Feature

T10 gaining legitimacy amid questions over shrunken formats

Where do the increasingly blurred lines of an elite sporting event and "cricketainment" - the league's slogan, here - divide?

Barny Read
25-Nov-2018
The Sharjah ground-staff at work, Kerala Kings v Rajputs, T10 League, Sharjah, November 25, 2018

The Sharjah ground-staff at work

As grey clouds broke out into rain ahead of play on day five of the T10 League, Sharjah's ground staff were thrown action with covers hastily sourced and stretched over the square. Strong winds swept the rain to safety initially but its more sustained return cost us the first game after just nine overs of play. As it then ate into an over of the second game, cricket's most minimal form was being further reduced.
In the IPL, a minimum of five overs constitutes a contest when something like rain interferes. At the T10 League this formula is replicated, retaining a legitimacy to the contest and not allowing it to spiral into something like a single-over affair.
With the introduction of T10 or the ECB's controversial plans for The Hundred, however, it does beg questions of cricket's desire for easily digestible versions for the masses. Many purists asked the same of Twenty20 cricket when the format was introduced and it has been regurgitated consistently during the infancy of T10.
Where will this dilution end? At what point do we say enough is enough? Will we slide toward golf's The Match where, say, Virat Kohli takes on Shahid Afridi in a money-spinning range-hitting contest?
Of course, this is hearsay. But question marks over the validity of shrunken cricket do feel just. Where do the increasingly blurred lines of an elite sporting event and "cricketainment" - the league's slogan, here - divide? At which point do sixes en masse become gaudy displays that draw a line in the sand?
Many will feel that T10 cricket has already done just that. But there is clearly something in T10 and organisers must be praised for converting last year's celebrity-fuelled tournament - that at times felt like one long advert - into something that in its second edition feels more legitimate.
The empty blue seats of Dubai at the ongoing Test match between Pakistan and New Zealand compared to the comfortably greater numbers in Sharjah serve as conveniently timed supporting evidence of where cricket is headed. Sure, a prime location and kick-off outside of work hours aids the T10 cause but weekends just extrapolate the point.
A stellar cast of players and coaches have no issue either. Yes, they are being paid well for their services but they are also clearly enjoying T10 cricket and they're taking it seriously.
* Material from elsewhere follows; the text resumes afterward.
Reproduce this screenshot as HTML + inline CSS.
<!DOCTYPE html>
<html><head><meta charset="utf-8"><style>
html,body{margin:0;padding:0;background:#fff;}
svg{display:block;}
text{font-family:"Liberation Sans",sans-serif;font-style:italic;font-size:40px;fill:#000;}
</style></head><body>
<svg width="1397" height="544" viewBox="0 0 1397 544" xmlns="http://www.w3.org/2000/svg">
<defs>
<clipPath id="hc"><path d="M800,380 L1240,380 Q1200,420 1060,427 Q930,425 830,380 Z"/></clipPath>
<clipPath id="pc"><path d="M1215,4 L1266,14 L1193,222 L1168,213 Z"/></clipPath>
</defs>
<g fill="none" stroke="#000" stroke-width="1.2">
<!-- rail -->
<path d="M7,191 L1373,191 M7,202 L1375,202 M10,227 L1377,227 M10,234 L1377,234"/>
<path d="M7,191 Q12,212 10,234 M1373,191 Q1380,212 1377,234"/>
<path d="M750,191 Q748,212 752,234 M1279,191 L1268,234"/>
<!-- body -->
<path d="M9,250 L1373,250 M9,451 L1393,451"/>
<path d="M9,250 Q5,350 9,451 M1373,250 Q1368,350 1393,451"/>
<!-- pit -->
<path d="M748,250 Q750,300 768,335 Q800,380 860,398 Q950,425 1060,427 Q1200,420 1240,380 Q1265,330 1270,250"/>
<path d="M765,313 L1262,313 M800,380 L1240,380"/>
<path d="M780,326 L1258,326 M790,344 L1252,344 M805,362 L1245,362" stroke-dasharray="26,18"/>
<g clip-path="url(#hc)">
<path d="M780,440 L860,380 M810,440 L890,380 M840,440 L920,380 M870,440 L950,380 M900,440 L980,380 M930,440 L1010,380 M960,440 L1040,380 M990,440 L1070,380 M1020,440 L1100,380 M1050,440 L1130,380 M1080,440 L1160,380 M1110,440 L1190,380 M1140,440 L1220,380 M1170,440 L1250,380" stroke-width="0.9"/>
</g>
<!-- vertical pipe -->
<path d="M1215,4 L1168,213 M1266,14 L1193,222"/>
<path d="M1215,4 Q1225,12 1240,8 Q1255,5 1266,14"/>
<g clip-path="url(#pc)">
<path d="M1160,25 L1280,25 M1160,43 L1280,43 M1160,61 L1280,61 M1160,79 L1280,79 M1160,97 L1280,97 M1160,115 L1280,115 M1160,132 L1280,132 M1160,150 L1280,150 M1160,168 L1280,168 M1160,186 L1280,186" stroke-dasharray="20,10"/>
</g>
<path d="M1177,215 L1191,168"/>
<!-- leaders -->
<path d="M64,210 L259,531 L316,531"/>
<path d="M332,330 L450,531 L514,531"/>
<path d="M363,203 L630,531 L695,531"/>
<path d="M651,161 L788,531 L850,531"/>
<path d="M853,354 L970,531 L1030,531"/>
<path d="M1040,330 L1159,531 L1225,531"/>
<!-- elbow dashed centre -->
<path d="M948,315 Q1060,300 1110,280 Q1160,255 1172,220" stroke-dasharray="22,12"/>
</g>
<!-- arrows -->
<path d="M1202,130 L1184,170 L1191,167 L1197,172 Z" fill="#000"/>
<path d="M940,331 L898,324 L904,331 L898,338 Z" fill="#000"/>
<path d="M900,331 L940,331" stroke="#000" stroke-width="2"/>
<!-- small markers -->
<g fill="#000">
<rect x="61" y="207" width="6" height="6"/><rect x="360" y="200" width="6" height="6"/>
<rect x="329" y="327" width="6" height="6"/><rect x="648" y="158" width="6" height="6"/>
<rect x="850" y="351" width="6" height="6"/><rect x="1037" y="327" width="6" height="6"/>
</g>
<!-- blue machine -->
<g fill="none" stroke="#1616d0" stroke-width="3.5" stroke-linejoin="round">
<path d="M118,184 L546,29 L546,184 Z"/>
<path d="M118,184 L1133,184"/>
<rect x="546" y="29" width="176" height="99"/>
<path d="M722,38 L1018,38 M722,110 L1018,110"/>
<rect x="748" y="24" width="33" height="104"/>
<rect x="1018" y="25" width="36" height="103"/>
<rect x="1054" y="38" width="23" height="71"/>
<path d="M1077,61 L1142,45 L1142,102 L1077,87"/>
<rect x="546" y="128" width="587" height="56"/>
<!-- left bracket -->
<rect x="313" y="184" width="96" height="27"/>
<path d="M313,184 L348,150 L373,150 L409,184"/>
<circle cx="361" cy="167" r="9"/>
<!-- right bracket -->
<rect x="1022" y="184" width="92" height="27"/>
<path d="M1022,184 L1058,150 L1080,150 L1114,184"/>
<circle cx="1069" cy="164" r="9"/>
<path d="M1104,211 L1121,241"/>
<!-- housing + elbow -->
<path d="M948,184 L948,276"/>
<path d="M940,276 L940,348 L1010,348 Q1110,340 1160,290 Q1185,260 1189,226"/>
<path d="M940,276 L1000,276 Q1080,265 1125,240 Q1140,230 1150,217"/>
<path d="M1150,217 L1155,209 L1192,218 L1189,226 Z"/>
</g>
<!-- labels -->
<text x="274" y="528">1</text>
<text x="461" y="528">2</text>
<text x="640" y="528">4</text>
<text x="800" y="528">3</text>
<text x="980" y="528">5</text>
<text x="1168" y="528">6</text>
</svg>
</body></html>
Playing with freedom has brought the best out of batsmen particularly and the fun they are having on the pitch has certainly infiltrated the supporters in the stands.
Just ask Richard Gleeson.
"It was a great experience to get out there in front of the crowd and experience it first hand. It was everything I thought it would be, it's quick, it's fast, it's a bit chaotic but it's good fun."
"I'm enjoying it, I love the atmosphere and going there and having fun."
The extended format and structure of this second edition of the T10 League provides added substance. We are clearly watching watered down cricket but two league stages, comprehensive eliminators and a showpiece final mean that every match counts.
And players are clearly seeing T10 cricket enhance their game, with Twenty20 surely set to benefit from its shrunken sibling. It forces everyone to be ready to go from the very off and is seeing players develop their arsenal by pulling every trick out of the bag and placing some new ones in it.
For someone like Nepal legspinner Sandeep Lamichhane, T10 is providing a new challenge and demands greater skill in implementing every one of the variations that has seen the youngster become one of the hottest emerging players on the T20 circuit.
"You have to make every plan very quickly in T10 and you have to be more aware than T20," he said. "It is really hard to combine all the things from planning to then implement them. The more I can use my variations, the more it will work for me."
England allrounder Liam Dawson is another who has had to adapt, explaining how alterations in pace are aiding his T10 game. Every six balls is played essentially as a death over and each of the tournament's representatives will harness the skills so pivotal to T20 and 50-over cricket.
It all serves the T10 cause in its desire for legitimacy and also suggests the format could, and maybe should, be as much fat as cricket can afford to trim before it loses its sporting prestige.